You simply don't have enough lifetimes to live if you had ten or 20 or even 100 to learn all of the things that can be taught by studying band in a box solos, chord progressions, demos styles, instrumental approaches and variations, etc etc etc.

Because I've written songs and played songs and produced songs all by myself playing most of the instruments for decades before I even came into contact with band in a box, I definitely don't lean on band in a box to help me because I don't know how to do anything else. It's quite the opposite.

First, band in the box is more powerful than any music school I can conceive of and I took plenty of music classes from private tutors and as electives in college and stuff like that. If you want to learn a certain jazz soloing technique or comping technique or anything else from any genre, you can simply pull up a band in the box demo and play along with the notation sheet music right in front of your face and see how people do the things that they do. That's mind-boggling.

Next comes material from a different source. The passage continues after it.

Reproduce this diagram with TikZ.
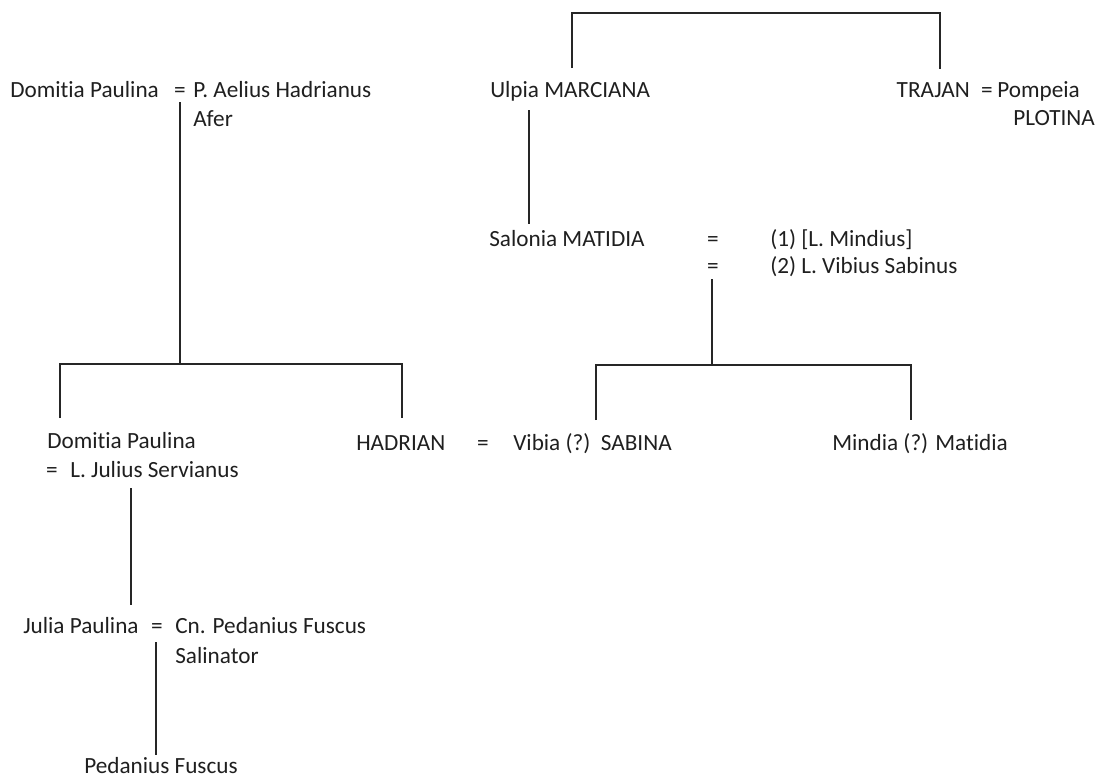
\documentclass[tikz,border=0pt]{standalone}
\usepackage{fontspec}
\setmainfont{Carlito}[Ligatures=NoCommon]
\tikzset{
  person/.style={anchor=base west, inner sep=0pt, text=black!88, font=\fontsize{16.5}{19}\selectfont},
  marry/.style={anchor=base, inner sep=0pt, text=black!88, font=\fontsize{16.5}{19}\selectfont},
  stem/.style={line width=0.9pt, color=black!85}
}
\begin{document}
\begin{tikzpicture}[x=0.025cm,y=-0.025cm]
                % \helpgrid{3}{3}
                \useasboundingbox (0,0) rectangle (1101,779);

                % first generation
                \node[person] (dpaulina) at (10,97) {Domitia Paulina};
                \node[marry] (eqafer) at (180,97) {=};
                \node[person] (aelius) at (193,97) {P. Aelius Hadrianus};
                \node[person] (afer) at (193,126) {Afer};
                \node[person] (marciana) at (490,97) {Ulpia MARCIANA};
                \node[person, anchor=base east] (trajan) at (970,97) {TRAJAN};
                \node[marry] (eqtrajan) at (987,97) {=};
                \node[person] (pompeia) at (997,97) {Pompeia};
                \node[person] (plotina) at (1013,125) {PLOTINA};

                % Matidia and her husbands
                \node[person] (matidia) at (489,246) {Salonia MATIDIA};
                \node[marry] (eqmindius) at (713,246) {=};
                \node[person] (mindius) at (770,246) {(1) [L. Mindius]};
                \node[marry] (eqsabinus) at (713,273) {=};
                \node[person] (sabinus) at (770,273) {(2) L. Vibius Sabinus};

                % next generation
                \node[person] (dpaulinab) at (47,448) {Domitia Paulina};
                \node[marry] (eqservianus) at (52,477) {=};
                \node[person] (servianus) at (70,477) {L. Julius Servianus};
                \node[person] (hadrian) at (356,450) {HADRIAN};
                \node[marry] (eqsabina) at (483,450) {=};
                \node[person] (sabina) at (513,450) {Vibia (?)~~SABINA};
                \node[person] (mindia) at (832,450) {Mindia (?) Matidia};

                \node[person] (julia) at (23,633) {Julia Paulina};
                \node[marry] (eqfuscus) at (157,633) {=};
                \node[person] (fuscus) at (175,633) {Cn. Pedanius Fuscus};
                \node[person] (salinator) at (175,663) {Salinator};
                \node[person] (pedanius) at (84,773) {Pedanius Fuscus};

                % line ends
                \coordinate (marcianaleg) at (572,68);
                \coordinate (trajanleg) at (940,69);
                \coordinate (topbar) at (756,13);
                \coordinate (aferdrop) at (180,102);
                \coordinate (aferbar) at (180,364);
                \coordinate (dpaulinaleg) at (60,418);
                \coordinate (hadrianleg) at (402,418);
                \coordinate (marcianadrop) at (529,110);
                \coordinate (matidiatop) at (529,224);
                \coordinate (sabinusdrop) at (712,279);
                \coordinate (sabinusbar) at (712,365);
                \coordinate (sabinaleg) at (596,420);
                \coordinate (mindialeg) at (911,420);
                \coordinate (servianusdrop) at (131,488);
                \coordinate (juliatop) at (131,605);
                \coordinate (fuscusdrop) at (156,642);
                \coordinate (pedaniustop) at (156,755);

                \draw[stem] (marcianaleg) |- (topbar) -| (trajanleg);
                \draw[stem] (aferdrop)--(aferbar);
                \draw[stem] (dpaulinaleg) |- (aferbar) -| (hadrianleg);
                \draw[stem] (marcianadrop)--(matidiatop);
                \draw[stem] (sabinusdrop)--(sabinusbar);
                \draw[stem] (sabinaleg) |- (sabinusbar) -| (mindialeg);
                \draw[stem] (servianusdrop)--(juliatop);
                \draw[stem] (fuscusdrop)--(pedaniustop);
\end{tikzpicture}
\end{document}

It's like being able to take guitar soloing lessons from Carlos Santana in your bedroom.

What's not to love.

On top of that the technology efficiencies that are created by band in a box and real band are astronomical.

Say I have written a song in the key of G and I want to record it and make the production process as efficient as possible.

I simply pick the tempo, find a style that is reasonably close, and create a G chord drone backing track for the entire song at that tempo.

Then I sit down in real band with my working lyrics and chords and play along and record with my acoustic and sing along as well to that G chord drone.

When I'm done, I start over from the beginning and just start typing in the right chords measure for measure along with the scratch vocal because I can tell what I'm doing now and I know what the chords should be.

4 minutes later I have a complete demo mocked up.

I can then start adding in as many of my own guitar tracks as I want til Kingdom come, lay down more vocals backing vocals, electric tracks, percussion, use the band in a box tracks, what have you.

But it cuts the whole production cycle grunt work down to about 10% of what you would have used otherwise.

That's only about 1% of what band in a box can help you with.

It just goes on and on and on and on and on and on and on and on and on and on and on and on and on and on and on.

So in the end, band in a box is not for people who can't play, band in a box is absolutely for people who can play, and who want to up their game and explore infinitely new horizons.